2. The second objection to the verdict and judgment, as predicated on an erroneous measure of damages, must be sustained. In this action the tort was waived for the unlawful seizure and sale of the property and the trustee sued in assumpsit; thus affirming the sale and resting on the implied promise to pay over the proceeds. The general rule is well settled in such case, and is substantially conceded, that recovery is limited to the amount realized. Morrison v. Rogers, 2 Scam. 317, 319; McDonald v. Brown, 16 Ill. 32, 33; De Clerq v. Mungin, 46 Ill. 112, 114; Jones v.

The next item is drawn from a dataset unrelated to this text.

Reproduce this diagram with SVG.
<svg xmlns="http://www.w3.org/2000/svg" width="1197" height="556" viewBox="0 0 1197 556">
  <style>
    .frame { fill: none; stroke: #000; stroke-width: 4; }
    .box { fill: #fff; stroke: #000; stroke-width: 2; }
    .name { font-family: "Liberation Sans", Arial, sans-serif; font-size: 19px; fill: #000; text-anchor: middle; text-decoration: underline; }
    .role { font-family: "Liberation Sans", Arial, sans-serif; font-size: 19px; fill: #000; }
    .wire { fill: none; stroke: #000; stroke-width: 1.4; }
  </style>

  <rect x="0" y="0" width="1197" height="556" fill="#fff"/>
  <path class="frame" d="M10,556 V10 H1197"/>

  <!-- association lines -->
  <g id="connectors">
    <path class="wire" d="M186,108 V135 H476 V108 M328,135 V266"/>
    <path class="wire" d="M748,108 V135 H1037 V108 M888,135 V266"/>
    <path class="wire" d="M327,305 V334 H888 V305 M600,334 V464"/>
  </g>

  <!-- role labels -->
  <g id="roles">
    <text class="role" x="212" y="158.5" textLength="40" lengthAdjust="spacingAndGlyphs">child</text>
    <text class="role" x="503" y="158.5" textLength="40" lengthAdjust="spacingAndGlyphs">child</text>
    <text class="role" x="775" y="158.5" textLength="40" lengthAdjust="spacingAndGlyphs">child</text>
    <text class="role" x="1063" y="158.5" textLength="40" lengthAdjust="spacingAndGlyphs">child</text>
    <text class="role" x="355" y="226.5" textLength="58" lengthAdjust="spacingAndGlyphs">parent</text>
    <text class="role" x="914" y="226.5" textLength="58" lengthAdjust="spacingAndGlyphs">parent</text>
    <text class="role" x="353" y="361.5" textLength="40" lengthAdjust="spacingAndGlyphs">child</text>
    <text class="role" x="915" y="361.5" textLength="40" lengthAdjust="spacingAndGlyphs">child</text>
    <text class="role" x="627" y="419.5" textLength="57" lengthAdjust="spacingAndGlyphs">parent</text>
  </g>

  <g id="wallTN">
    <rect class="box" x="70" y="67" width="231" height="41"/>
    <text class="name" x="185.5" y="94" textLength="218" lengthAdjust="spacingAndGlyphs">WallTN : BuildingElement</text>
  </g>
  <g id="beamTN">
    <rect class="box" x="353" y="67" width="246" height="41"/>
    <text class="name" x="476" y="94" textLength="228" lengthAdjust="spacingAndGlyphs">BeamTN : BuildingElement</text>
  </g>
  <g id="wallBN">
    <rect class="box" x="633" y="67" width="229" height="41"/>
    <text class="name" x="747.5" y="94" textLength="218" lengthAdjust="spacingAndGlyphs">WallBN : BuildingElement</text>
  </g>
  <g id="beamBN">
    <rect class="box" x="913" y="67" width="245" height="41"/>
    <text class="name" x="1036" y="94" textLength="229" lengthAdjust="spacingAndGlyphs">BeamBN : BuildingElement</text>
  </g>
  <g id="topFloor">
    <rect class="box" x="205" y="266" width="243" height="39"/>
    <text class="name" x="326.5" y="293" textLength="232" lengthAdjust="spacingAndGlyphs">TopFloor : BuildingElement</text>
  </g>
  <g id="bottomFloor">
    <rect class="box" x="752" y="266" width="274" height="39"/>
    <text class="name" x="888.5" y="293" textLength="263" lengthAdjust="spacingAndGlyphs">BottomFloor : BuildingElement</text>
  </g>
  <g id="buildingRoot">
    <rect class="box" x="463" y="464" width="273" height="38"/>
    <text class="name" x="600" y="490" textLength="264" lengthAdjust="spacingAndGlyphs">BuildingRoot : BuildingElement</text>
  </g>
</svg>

Hoar, 5 Pick. 285, 290. The amount, however, for which the plaintiff in error is charged by the verdict, includes both the amount received by it and the share apportioned to the other attaching creditor, under the provisions of section 37, c. 11, of Illinois statutes (1 Starr & C. Ann. St. 1896, p. 466), which requires such division between concurring attachments. In support of such award of the entire proceeds the general rule is invoked which makes one wrongdoer (through attachment or otherr wise) so liable, notwithstanding others joined in the wrong and shared in the proceeds. We are of the opinion that the rule referred to is inapplicable to the case of concurring attachments under this statute, in any view of the effect of waiving the tort. The plaintiff in error *95had no part in nor control over the other attachments. Proceeding independently it cannot be held answerable for the attachments which followed, with enforced division of proceeds, nor through the fact that all employed the same attorneys.

Under the undisputed facts the verdict, as directed, was in excess of the liability of the plaintiff in error, and error is well assigned thereupon. All other assignments are overruled, and for the reason stated the judgment is reversed, with direction to grant a new trial.